Zwei Leben bewegen sich aufeinander zu. Erst unabhängig voneinander. Später werden die Vernetzungen enger und schließlich untrennbar. Eine solche Findung zweier Lebensläufe gib es oft auf der Welt. Doch wenige sind so erzählenswert und historisch anschaulich.

Mitteldeutsche Zeitung am 6. Januar 2001: Königskinder blicken zurück

Was Lothar Tautz über seine DDR-Karriere vom gläubigen, dann zweifelnden Jungkommunisten bis zum Aussteiger und Theater-Requisiteur, Theologiestudenten und observierten Staatsfeind zu berichten hat, ist ebenso spannend wie es Konsequenz bezeugt. Niemals aber, auch bei Annette Hildebrandt nicht, findet sich selbstgerechter Eifer in diesem ostdeutschen Lesebuch.

SUPER ILLU am 21. September 2000 zur dem Buch beigefügten CD:

20 Regine Hildebrandts, die gleichzeitig den Mund aufmachen? Kein Albtraum, sondern ein Ohrenschmaus! Den es jetzt auf CD gibt.

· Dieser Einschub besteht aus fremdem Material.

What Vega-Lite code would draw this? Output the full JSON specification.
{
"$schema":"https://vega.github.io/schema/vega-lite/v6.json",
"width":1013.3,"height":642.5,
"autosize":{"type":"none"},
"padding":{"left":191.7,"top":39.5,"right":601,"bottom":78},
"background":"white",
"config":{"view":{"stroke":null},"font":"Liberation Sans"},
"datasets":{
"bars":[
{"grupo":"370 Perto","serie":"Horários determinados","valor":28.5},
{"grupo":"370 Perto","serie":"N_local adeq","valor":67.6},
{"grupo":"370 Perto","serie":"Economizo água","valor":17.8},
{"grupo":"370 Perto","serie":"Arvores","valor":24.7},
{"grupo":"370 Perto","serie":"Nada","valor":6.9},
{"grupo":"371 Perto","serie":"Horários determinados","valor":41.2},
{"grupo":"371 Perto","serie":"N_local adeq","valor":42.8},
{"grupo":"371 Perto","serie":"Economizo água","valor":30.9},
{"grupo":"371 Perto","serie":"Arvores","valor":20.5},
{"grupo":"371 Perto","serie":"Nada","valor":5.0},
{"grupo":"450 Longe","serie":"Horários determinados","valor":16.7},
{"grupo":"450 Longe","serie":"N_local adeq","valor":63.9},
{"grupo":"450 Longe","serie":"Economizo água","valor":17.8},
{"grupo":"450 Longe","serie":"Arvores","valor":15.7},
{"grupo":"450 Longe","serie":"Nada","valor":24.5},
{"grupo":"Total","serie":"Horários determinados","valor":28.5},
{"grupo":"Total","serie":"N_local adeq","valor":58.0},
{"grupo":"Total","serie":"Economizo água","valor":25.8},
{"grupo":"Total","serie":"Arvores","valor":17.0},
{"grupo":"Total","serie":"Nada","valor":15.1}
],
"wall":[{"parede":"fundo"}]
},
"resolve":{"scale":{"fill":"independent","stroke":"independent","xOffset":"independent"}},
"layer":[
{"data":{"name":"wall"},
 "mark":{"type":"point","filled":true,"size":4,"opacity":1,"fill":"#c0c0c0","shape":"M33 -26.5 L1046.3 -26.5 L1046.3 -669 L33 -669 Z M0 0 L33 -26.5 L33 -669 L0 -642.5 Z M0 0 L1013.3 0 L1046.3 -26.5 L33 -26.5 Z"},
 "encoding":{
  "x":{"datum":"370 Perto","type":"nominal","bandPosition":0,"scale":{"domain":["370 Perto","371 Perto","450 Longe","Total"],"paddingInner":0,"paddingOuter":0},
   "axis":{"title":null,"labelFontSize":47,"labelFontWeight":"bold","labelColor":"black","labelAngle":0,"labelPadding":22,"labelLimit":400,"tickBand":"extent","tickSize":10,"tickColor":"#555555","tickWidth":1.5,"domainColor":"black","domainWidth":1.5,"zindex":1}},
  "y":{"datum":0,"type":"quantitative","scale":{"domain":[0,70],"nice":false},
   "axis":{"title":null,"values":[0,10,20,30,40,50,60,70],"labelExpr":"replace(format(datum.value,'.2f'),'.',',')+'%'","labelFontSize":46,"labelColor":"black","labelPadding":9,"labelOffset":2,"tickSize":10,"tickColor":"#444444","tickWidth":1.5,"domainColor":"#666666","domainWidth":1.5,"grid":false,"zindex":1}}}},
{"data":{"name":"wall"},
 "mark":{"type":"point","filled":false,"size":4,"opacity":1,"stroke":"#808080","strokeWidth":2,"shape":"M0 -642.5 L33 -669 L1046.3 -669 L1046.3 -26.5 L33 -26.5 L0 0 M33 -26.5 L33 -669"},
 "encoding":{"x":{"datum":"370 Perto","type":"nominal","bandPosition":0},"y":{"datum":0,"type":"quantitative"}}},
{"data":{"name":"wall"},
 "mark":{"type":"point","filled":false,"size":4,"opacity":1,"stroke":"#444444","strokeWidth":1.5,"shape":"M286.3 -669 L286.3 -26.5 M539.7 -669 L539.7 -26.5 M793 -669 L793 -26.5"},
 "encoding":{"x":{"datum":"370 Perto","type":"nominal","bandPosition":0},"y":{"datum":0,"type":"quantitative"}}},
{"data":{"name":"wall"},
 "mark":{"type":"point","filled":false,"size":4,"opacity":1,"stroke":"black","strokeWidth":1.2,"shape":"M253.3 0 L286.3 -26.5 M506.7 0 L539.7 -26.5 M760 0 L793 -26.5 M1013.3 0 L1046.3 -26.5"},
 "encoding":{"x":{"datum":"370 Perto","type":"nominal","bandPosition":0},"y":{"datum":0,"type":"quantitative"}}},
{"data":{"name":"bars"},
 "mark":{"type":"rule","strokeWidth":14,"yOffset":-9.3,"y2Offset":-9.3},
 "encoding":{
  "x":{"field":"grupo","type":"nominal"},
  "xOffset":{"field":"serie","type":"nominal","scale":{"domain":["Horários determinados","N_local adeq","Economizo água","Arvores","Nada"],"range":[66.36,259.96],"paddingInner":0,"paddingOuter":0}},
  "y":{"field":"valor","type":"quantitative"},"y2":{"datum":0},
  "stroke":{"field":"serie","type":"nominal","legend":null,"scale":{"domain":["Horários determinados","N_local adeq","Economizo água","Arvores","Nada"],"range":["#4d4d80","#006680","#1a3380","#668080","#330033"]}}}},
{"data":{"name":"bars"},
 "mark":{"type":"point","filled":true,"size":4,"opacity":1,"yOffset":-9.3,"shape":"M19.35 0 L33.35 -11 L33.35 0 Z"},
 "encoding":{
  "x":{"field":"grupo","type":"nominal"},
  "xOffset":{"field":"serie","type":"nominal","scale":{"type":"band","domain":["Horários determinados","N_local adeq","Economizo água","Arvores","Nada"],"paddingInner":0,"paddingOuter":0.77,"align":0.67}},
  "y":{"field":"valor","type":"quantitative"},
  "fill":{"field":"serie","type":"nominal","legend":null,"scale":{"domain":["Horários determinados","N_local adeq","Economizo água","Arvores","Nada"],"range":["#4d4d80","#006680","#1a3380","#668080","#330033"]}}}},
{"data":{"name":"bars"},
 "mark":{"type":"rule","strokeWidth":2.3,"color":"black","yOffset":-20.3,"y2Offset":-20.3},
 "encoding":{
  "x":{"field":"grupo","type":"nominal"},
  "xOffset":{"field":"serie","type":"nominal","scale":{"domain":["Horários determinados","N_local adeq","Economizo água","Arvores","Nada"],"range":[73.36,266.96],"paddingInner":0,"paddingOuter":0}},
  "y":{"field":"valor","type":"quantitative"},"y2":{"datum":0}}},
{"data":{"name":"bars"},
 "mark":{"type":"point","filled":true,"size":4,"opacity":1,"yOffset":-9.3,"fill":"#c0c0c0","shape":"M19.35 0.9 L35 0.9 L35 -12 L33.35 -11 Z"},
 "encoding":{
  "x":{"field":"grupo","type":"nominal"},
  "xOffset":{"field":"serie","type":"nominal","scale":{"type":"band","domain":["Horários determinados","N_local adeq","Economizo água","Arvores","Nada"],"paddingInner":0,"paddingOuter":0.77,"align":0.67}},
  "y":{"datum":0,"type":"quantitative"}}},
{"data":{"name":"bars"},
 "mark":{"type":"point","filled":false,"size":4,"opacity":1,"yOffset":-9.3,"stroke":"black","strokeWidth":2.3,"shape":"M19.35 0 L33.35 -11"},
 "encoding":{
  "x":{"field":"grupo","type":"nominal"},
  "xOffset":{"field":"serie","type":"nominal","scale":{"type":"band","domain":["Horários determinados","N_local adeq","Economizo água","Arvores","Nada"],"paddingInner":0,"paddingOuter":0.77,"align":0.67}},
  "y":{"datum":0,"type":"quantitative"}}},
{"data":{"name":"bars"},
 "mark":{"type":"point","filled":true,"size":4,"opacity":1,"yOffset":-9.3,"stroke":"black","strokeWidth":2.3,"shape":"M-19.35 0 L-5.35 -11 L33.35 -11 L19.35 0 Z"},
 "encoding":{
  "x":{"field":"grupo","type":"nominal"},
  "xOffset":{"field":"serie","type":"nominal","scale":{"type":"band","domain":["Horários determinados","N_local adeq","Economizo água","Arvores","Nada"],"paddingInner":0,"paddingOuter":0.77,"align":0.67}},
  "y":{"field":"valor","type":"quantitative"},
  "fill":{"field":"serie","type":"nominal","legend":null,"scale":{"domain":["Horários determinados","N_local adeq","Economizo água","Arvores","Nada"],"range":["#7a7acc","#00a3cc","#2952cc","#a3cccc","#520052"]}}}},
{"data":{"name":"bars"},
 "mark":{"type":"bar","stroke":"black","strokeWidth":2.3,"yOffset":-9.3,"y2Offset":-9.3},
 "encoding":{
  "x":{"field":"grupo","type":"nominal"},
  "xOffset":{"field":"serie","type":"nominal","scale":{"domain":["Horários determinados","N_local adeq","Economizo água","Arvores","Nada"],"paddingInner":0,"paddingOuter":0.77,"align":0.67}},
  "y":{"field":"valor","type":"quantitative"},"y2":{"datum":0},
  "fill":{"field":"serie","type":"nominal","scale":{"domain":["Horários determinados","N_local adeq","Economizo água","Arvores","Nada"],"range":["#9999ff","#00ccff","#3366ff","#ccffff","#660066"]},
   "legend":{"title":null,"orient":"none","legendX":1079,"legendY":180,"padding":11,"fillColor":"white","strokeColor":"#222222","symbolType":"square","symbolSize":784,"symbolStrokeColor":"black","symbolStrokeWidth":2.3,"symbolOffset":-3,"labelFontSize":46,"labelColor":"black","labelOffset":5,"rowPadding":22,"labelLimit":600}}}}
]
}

Neues Deutschland am 19. September 2000: Erinnerung an Jahre der Opposition

Getreu dem Motto: „Politische Einmischung muss sein, aber sie sollte Spaß machen!“ präsentierten die Hildebrandt-Singers ihre erste CD und das Buch, in dem Annette Hildebrandt und ihr Partner Lothar Tautz ihre Lebenswege erzählen. Dem musikalischen Teil war der Beifall gewiss, auch wenn dieser oder jener die Acapella-Interpretation von Beatles-Titeln möglicherweise etwas merkwürdig findet. Die das sangen, können singen, und sie tun es mit großer Freude.

Das Buch kommt kopflastiger daher. Eindrucksvoll ist der Band immer dann, wenn die Biografen sehr genau und aus unverwechselbarer persönlicher Erfahrung Vergangenheit uns ausbreiten.

Über das Buch

Buch mit ca. 300 Seiten, mit Fotos, Klappenbroschur, CD der Hildebrandt-Singers: „Liebes- und Lebenslieder von ABBA bis Monteverdi“, erschienen 2000 im Mitteldeutschen Verlag.

Restexemplare können bei der Autorin für €5 zzgl. Versand bestellt werden.

Über die Autoren

Annette Hildebrandt, geb. 1954 in Ost-Berlin, ist gelernte Assistentin für Stimm- und Sprachtherapie. Nach 1989 arbeitete sie als Geschäftsführerin der Berliner Domkantorei und Assistentin am Europäischen Parlament sowie als Geschäftsführerin des Evangelischen Kirchentages in Mitteldeutschland. Sie ist Preisträgerin des Halberstädter Minna-Bollmann-Preises. Heute leitet sie in Heldrungen (Thüringen) ein Projektbüro für politische Bildung und Kulturmanagement, arbeitet als Schriftstellerin und ist ehrenamtliches Mitglied im Integrationsbeirat des Kyffhäuserkreises.

Annette Hildebrandt, links; Lothar Tautz, rechts; die autoren halten das Buch.

Lothar Tautz, geb. 1950 in Erfurt, ist Diplompädagoge, Theologe und Pastor. Vor 1989 arbeitete er als Geschäftsführer des Kirchentages in der Kirchenprovinz Sachsen und als Jugendpfarrer in Weißenfels. Nach den Volkskammerwahlen 1990 baute er in verschiedenen Ministerien der DDR den öffentlichen Dienst mit auf. Nach dem 3. Oktober 1990 arbeitete er u.a. im Bundeswirtschaftsministerium und in der Magdeburger Staatskanzlei. Seit 2008 gehört Tautz dem Bundesvorstand des Vereins “Gegen Vergessen-Für Demokratie” an und ist als Landessprecher in Sachsen-Anhalt ehrenamtlich tätig.